New Research Gives Insight Into the Ways Animals See the World
Scientists have put together a series of images that let us understand how animals might see the world. Many animals have senses far superior to that of humans - bats can hear with ultrasonic accuracy and sharks can smell blood diluted in water kilometers away - but humans tend to dominate over animals in one sense, visual acuity.
Now scientists have developed images that demonstrate the way different animals actually visually perceive the world around them. Visual acuity is measured by “cycles per degree,” that is the number of black-and-white parallel lines an animal can see in one degree of its vision.
The number of cycles per degree informs how sharp objects appear and can change according to how far away the viewer is from the object. Scientists have studied more than 600 species and created visual acuity for each one.
The study found that the range of visual acuity in the animal kingdom can be classified into four orders of magnitude, with humans just below the top. Humans see about 60 cycles per degree, a similar number to many other primates.
Birds top the list with crustaceans almost blind
But hunting birds such as eagles, vultures, and falcons see about 120 cycles per degree which allows them to spot tiny prey from thousands of feet in the air. Fish, on the other hand, see no more than 40 cycles per degree. A human considered legally blind would see around 10 cycles per degree.

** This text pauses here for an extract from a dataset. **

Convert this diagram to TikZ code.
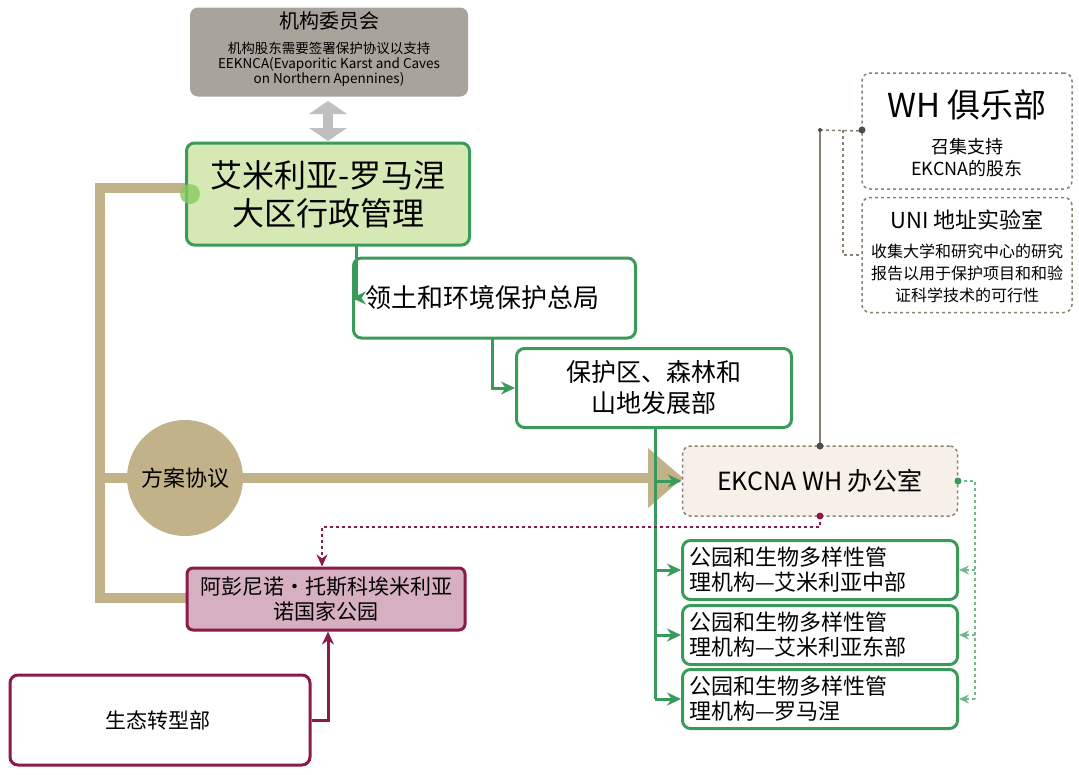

Insects see roughly 1 cycle per degree and crustaceans just a fraction of that. Though just because an animal experiences a low number of cycles per degree, it doesn’t mean that it doesn’t have other ways to experience the world.
Many insects, though they have poor eyesight, have extremely good motion detection. Which means while a fly can’t see you very well, it definitely knows you are there.
Images might help us understand animals' communication
The report into the research in Trends in Ecology & Evolution doesn’t try to tell the whole story of animal vision, rather it allows us just a glimpse into the animal world via sight. To create the images, Eleanor Caves, a postdoctoral researcher at Duke University and lead author on the paper, along with her colleagues developed a software called AcuityView.
The software allows them to reduce the spatial detail in photos to only what a given animal can perceive. The resulting images allow the viewer to think through the ways animals might use signs and movement to communicate with other members of their own species as well as others.
Cave proposes that some species may not even be able to see the colorful designs that they have evolved to display, but that these are a tool to communicate with prey and or potential food sources. For instance, some orb-weaver spiders adorn their webs with silk decorations.
Some believe this is done to deter birds who have a high enough acuity to notice them and avoid the web. Another theory is that the decorations are woven to lure prey, however, so many insects don’t have the acuity to see such minute objects that they would not even know what has happened to them from the moment of hitting the web to being digested. The study has the potential to open doors to more research into the ways animals communicate.